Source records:
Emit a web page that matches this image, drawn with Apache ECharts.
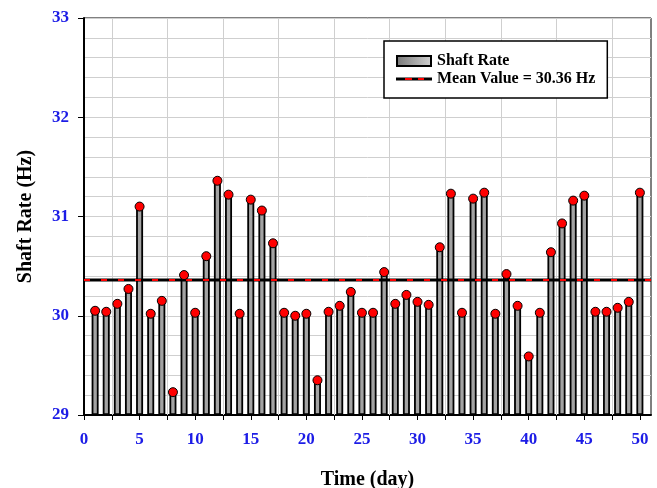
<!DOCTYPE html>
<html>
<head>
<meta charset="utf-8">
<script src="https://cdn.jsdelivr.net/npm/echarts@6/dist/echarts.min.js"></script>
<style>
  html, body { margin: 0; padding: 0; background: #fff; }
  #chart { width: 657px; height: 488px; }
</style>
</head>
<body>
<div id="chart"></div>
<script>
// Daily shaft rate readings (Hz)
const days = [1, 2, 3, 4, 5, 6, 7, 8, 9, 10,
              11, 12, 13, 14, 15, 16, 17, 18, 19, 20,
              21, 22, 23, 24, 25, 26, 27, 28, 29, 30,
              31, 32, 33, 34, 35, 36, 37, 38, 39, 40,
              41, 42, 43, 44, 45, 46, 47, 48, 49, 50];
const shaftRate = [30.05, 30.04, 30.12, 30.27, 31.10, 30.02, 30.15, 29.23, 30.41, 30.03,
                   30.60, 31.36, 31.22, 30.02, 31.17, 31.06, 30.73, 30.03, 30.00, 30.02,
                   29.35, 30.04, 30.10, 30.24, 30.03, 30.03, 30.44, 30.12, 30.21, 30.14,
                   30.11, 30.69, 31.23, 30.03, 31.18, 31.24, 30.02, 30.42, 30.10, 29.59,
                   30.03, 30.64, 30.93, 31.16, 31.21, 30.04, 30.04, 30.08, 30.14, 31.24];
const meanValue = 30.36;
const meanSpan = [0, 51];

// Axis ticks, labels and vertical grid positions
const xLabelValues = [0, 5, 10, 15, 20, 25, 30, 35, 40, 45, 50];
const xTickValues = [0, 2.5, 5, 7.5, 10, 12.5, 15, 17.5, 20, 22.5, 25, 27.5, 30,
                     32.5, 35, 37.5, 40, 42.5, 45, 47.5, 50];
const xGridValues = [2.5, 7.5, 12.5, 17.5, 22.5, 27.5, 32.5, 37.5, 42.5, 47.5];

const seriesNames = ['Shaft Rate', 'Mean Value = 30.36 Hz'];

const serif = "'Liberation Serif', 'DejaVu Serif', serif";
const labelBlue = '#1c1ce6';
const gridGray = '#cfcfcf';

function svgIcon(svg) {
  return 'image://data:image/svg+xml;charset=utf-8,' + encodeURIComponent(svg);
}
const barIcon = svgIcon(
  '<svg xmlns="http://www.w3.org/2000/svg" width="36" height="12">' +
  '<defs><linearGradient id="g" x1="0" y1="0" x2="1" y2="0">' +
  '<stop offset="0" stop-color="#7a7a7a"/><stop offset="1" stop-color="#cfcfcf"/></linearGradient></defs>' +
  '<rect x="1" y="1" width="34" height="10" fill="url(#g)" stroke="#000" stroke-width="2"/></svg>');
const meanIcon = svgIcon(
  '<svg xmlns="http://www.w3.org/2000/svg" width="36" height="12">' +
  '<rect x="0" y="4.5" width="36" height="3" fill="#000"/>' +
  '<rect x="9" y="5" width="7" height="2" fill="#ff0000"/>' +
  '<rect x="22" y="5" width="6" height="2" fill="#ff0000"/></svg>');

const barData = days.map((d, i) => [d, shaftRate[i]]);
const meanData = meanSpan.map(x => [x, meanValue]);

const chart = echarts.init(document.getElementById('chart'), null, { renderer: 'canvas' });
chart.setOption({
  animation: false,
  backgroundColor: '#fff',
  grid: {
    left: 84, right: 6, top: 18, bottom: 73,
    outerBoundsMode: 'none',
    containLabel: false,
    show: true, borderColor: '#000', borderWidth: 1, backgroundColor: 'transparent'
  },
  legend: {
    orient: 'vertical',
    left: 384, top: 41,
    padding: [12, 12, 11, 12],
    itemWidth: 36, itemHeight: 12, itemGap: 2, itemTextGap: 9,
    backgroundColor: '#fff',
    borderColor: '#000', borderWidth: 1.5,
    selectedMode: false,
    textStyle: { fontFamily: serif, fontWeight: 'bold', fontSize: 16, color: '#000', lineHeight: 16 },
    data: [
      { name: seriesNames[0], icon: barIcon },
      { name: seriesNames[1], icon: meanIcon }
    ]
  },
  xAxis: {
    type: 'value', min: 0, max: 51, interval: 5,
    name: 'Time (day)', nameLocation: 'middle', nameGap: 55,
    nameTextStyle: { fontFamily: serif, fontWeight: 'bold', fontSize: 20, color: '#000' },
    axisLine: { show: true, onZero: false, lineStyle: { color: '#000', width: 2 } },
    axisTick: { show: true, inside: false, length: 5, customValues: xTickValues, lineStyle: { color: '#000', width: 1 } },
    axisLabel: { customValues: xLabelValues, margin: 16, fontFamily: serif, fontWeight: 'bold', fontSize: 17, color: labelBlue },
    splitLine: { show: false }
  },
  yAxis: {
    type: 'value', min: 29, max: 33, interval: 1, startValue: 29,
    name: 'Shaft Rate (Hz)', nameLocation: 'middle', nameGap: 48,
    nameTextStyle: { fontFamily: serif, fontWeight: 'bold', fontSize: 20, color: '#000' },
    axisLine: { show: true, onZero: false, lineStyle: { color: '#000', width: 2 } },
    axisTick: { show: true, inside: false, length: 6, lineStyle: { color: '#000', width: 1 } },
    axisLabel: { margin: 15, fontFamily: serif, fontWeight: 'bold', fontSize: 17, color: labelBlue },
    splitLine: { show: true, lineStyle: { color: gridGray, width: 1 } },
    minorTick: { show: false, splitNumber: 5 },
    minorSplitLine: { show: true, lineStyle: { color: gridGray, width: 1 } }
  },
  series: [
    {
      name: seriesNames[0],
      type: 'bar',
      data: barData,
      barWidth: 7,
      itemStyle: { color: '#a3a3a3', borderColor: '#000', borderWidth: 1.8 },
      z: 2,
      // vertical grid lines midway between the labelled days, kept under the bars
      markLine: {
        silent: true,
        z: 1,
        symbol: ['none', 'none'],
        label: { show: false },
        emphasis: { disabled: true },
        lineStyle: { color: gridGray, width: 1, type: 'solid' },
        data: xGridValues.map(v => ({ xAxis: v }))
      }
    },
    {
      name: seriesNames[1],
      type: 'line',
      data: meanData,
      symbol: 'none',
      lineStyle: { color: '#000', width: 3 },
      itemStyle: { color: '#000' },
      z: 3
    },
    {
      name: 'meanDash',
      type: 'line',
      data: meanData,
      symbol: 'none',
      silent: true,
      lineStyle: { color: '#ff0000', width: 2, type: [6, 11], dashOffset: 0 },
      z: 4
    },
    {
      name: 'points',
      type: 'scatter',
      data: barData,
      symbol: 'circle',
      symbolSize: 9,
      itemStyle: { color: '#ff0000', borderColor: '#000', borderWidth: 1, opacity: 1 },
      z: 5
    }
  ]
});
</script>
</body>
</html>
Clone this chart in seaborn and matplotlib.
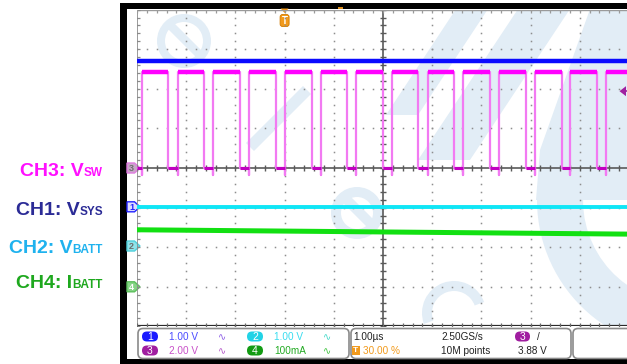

What is expected: Restate the listing above word for word, and skip the pictures.

Result of the task:
Emit a web page that matches this image, drawn with Apache ECharts.
<!DOCTYPE html>
<html>
<head>
<meta charset="utf-8">
<script src="https://cdn.jsdelivr.net/npm/echarts@6/dist/echarts.min.js"></script>
<style>
  html, body { margin: 0; padding: 0; background: #fff; }
  #chart { width: 657px; height: 488px; }
</style>
</head>
<body>
<div id="chart"></div>
<script>
// Daily shaft rate readings (Hz)
const days = [1, 2, 3, 4, 5, 6, 7, 8, 9, 10,
              11, 12, 13, 14, 15, 16, 17, 18, 19, 20,
              21, 22, 23, 24, 25, 26, 27, 28, 29, 30,
              31, 32, 33, 34, 35, 36, 37, 38, 39, 40,
              41, 42, 43, 44, 45, 46, 47, 48, 49, 50];
const shaftRate = [30.05, 30.04, 30.12, 30.27, 31.10, 30.02, 30.15, 29.23, 30.41, 30.03,
                   30.60, 31.36, 31.22, 30.02, 31.17, 31.06, 30.73, 30.03, 30.00, 30.02,
                   29.35, 30.04, 30.10, 30.24, 30.03, 30.03, 30.44, 30.12, 30.21, 30.14,
                   30.11, 30.69, 31.23, 30.03, 31.18, 31.24, 30.02, 30.42, 30.10, 29.59,
                   30.03, 30.64, 30.93, 31.16, 31.21, 30.04, 30.04, 30.08, 30.14, 31.24];
const meanValue = 30.36;
const meanSpan = [0, 51];

// Axis ticks, labels and vertical grid positions
const xLabelValues = [0, 5, 10, 15, 20, 25, 30, 35, 40, 45, 50];
const xTickValues = [0, 2.5, 5, 7.5, 10, 12.5, 15, 17.5, 20, 22.5, 25, 27.5, 30,
                     32.5, 35, 37.5, 40, 42.5, 45, 47.5, 50];
const xGridValues = [2.5, 7.5, 12.5, 17.5, 22.5, 27.5, 32.5, 37.5, 42.5, 47.5];

const seriesNames = ['Shaft Rate', 'Mean Value = 30.36 Hz'];

const serif = "'Liberation Serif', 'DejaVu Serif', serif";
const labelBlue = '#1c1ce6';
const gridGray = '#cfcfcf';

function svgIcon(svg) {
  return 'image://data:image/svg+xml;charset=utf-8,' + encodeURIComponent(svg);
}
const barIcon = svgIcon(
  '<svg xmlns="http://www.w3.org/2000/svg" width="36" height="12">' +
  '<defs><linearGradient id="g" x1="0" y1="0" x2="1" y2="0">' +
  '<stop offset="0" stop-color="#7a7a7a"/><stop offset="1" stop-color="#cfcfcf"/></linearGradient></defs>' +
  '<rect x="1" y="1" width="34" height="10" fill="url(#g)" stroke="#000" stroke-width="2"/></svg>');
const meanIcon = svgIcon(
  '<svg xmlns="http://www.w3.org/2000/svg" width="36" height="12">' +
  '<rect x="0" y="4.5" width="36" height="3" fill="#000"/>' +
  '<rect x="9" y="5" width="7" height="2" fill="#ff0000"/>' +
  '<rect x="22" y="5" width="6" height="2" fill="#ff0000"/></svg>');

const barData = days.map((d, i) => [d, shaftRate[i]]);
const meanData = meanSpan.map(x => [x, meanValue]);

const chart = echarts.init(document.getElementById('chart'), null, { renderer: 'canvas' });
chart.setOption({
  animation: false,
  backgroundColor: '#fff',
  grid: {
    left: 84, right: 6, top: 18, bottom: 73,
    outerBoundsMode: 'none',
    containLabel: false,
    show: true, borderColor: '#000', borderWidth: 1, backgroundColor: 'transparent'
  },
  legend: {
    orient: 'vertical',
    left: 384, top: 41,
    padding: [12, 12, 11, 12],
    itemWidth: 36, itemHeight: 12, itemGap: 2, itemTextGap: 9,
    backgroundColor: '#fff',
    borderColor: '#000', borderWidth: 1.5,
    selectedMode: false,
    textStyle: { fontFamily: serif, fontWeight: 'bold', fontSize: 16, color: '#000', lineHeight: 16 },
    data: [
      { name: seriesNames[0], icon: barIcon },
      { name: seriesNames[1], icon: meanIcon }
    ]
  },
  xAxis: {
    type: 'value', min: 0, max: 51, interval: 5,
    name: 'Time (day)', nameLocation: 'middle', nameGap: 55,
    nameTextStyle: { fontFamily: serif, fontWeight: 'bold', fontSize: 20, color: '#000' },
    axisLine: { show: true, onZero: false, lineStyle: { color: '#000', width: 2 } },
    axisTick: { show: true, inside: false, length: 5, customValues: xTickValues, lineStyle: { color: '#000', width: 1 } },
    axisLabel: { customValues: xLabelValues, margin: 16, fontFamily: serif, fontWeight: 'bold', fontSize: 17, color: labelBlue },
    splitLine: { show: false }
  },
  yAxis: {
    type: 'value', min: 29, max: 33, interval: 1, startValue: 29,
    name: 'Shaft Rate (Hz)', nameLocation: 'middle', nameGap: 48,
    nameTextStyle: { fontFamily: serif, fontWeight: 'bold', fontSize: 20, color: '#000' },
    axisLine: { show: true, onZero: false, lineStyle: { color: '#000', width: 2 } },
    axisTick: { show: true, inside: false, length: 6, lineStyle: { color: '#000', width: 1 } },
    axisLabel: { margin: 15, fontFamily: serif, fontWeight: 'bold', fontSize: 17, color: labelBlue },
    splitLine: { show: true, lineStyle: { color: gridGray, width: 1 } },
    minorTick: { show: false, splitNumber: 5 },
    minorSplitLine: { show: true, lineStyle: { color: gridGray, width: 1 } }
  },
  series: [
    {
      name: seriesNames[0],
      type: 'bar',
      data: barData,
      barWidth: 7,
      itemStyle: { color: '#a3a3a3', borderColor: '#000', borderWidth: 1.8 },
      z: 2,
      // vertical grid lines midway between the labelled days, kept under the bars
      markLine: {
        silent: true,
        z: 1,
        symbol: ['none', 'none'],
        label: { show: false },
        emphasis: { disabled: true },
        lineStyle: { color: gridGray, width: 1, type: 'solid' },
        data: xGridValues.map(v => ({ xAxis: v }))
      }
    },
    {
      name: seriesNames[1],
      type: 'line',
      data: meanData,
      symbol: 'none',
      lineStyle: { color: '#000', width: 3 },
      itemStyle: { color: '#000' },
      z: 3
    },
    {
      name: 'meanDash',
      type: 'line',
      data: meanData,
      symbol: 'none',
      silent: true,
      lineStyle: { color: '#ff0000', width: 2, type: [6, 11], dashOffset: 0 },
      z: 4
    },
    {
      name: 'points',
      type: 'scatter',
      data: barData,
      symbol: 'circle',
      symbolSize: 9,
      itemStyle: { color: '#ff0000', borderColor: '#000', borderWidth: 1, opacity: 1 },
      z: 5
    }
  ]
});
</script>
</body>
</html>
Clone this chart in seaborn and matplotlib.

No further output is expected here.